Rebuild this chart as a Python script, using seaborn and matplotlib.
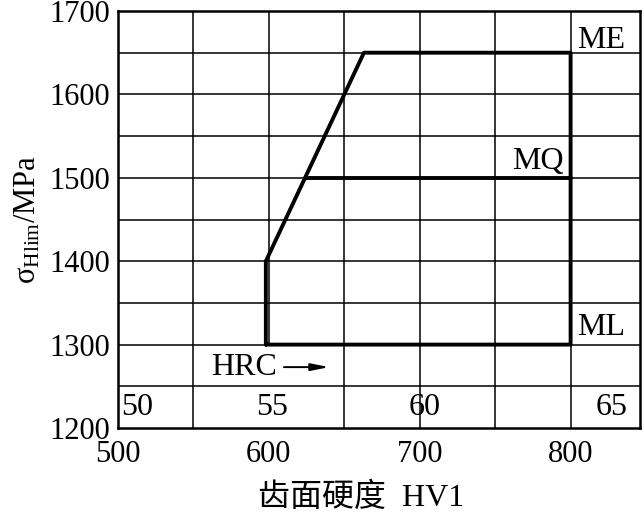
import matplotlib
matplotlib.use("Agg")
import matplotlib.pyplot as plt
import seaborn as sns
import pandas as pd

# ---- data ----
outline_hv = [598, 598, 663, 800, 800, 598]
outline_sigma = [1300, 1400, 1650, 1650, 1300, 1300]
mq_hv = [624, 800]
mq_sigma = [1500, 1500]
x_ticks = [500, 600, 700, 800]
y_ticks = [1200, 1300, 1400, 1500, 1600, 1700]
hrc_labels = ["50", "55", "60", "65"]
hrc_pos = [513, 602, 703, 827]
grid_x_full = [550, 650, 700, 750, 800]
grid_x_upper = [600]
grid_y = [1250, 1300, 1350, 1400, 1450, 1500, 1550, 1600, 1650]
level_names = ["ME", "MQ", "ML"]
level_hv = [820, 778, 820]
level_sigma = [1665, 1519, 1321]

sns.set_theme(style="white")
plt.rcParams["font.family"] = ["Liberation Serif", "Noto Sans CJK SC"]
plt.rcParams["mathtext.fontset"] = "custom"
plt.rcParams["mathtext.rm"] = "Liberation Serif"
plt.rcParams["mathtext.it"] = "Liberation Serif:italic"

fig = plt.figure(figsize=(6.42, 5.16), dpi=100)
ax = fig.add_axes([118 / 642, 1 - 428 / 516, 522 / 642, 417 / 516])

xmin, xmax, ymin, ymax = 500, 846, 1200, 1700
ax.set_xlim(xmin, xmax)
ax.set_ylim(ymin, ymax)

# grid
gl = dict(color="black", linewidth=1.1, zorder=1)
ax.vlines(grid_x_full, ymin, ymax, **gl)
ax.vlines(grid_x_upper, 1300, ymax, **gl)
ax.hlines(grid_y, xmin, xmax, **gl)

# curves
df_out = pd.DataFrame({"hv": outline_hv, "sigma": outline_sigma})
df_mq = pd.DataFrame({"hv": mq_hv, "sigma": mq_sigma})
sns.lineplot(data=df_out, x="hv", y="sigma", sort=False, estimator=None,
             color="black", linewidth=2.8, ax=ax, zorder=3)
sns.lineplot(data=df_mq, x="hv", y="sigma", sort=False, estimator=None,
             color="black", linewidth=2.8, ax=ax, zorder=3)

fs = 23
for name, hx, sy in zip(level_names, level_hv, level_sigma):
    ax.text(hx, sy, name, ha="center", va="center", fontsize=fs, color="black")

for lab, p in zip(hrc_labels, hrc_pos):
    ax.text(p, 1225, lab, ha="center", va="center", fontsize=fs, color="black")

ax.text(562, 1272, "HRC", ha="left", va="center", fontsize=fs, color="black")
ax.annotate("", xy=(640, 1273), xytext=(610, 1273),
            arrowprops=dict(arrowstyle="-|>,head_length=0.9,head_width=0.18",
                            color="black", lw=1.4, shrinkA=0, shrinkB=0))

ax.set_xticks(x_ticks)
ax.set_yticks(y_ticks)
ax.tick_params(axis="both", length=0, labelsize=22, colors="black")
ax.tick_params(axis="x", pad=9)
ax.tick_params(axis="y", pad=6)

for s in ax.spines.values():
    s.set_color("black")
    s.set_linewidth(1.8)
    s.set_zorder(4)

ax.set_xlabel("齿面硬度  HV1", fontsize=23, color="black")
ax.xaxis.set_label_coords(0.466, -0.13)
ax.set_ylabel(r"σ$_{\mathrm{Hlim}}$/MPa", fontsize=22, color="black")
ax.yaxis.set_label_coords(-0.145, 0.5)

fig.savefig("out.png", dpi=100)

○ ○ ○

**REQUEST:** Without any pictures, reproduce the lines from the first one in the material through the line that has "import pandas as pd", exactly as they appear.

**THE COMPLETED TASK:**
Rebuild this chart as a Python script, using seaborn and matplotlib.
import matplotlib
matplotlib.use("Agg")
import matplotlib.pyplot as plt
import seaborn as sns
import pandas as pd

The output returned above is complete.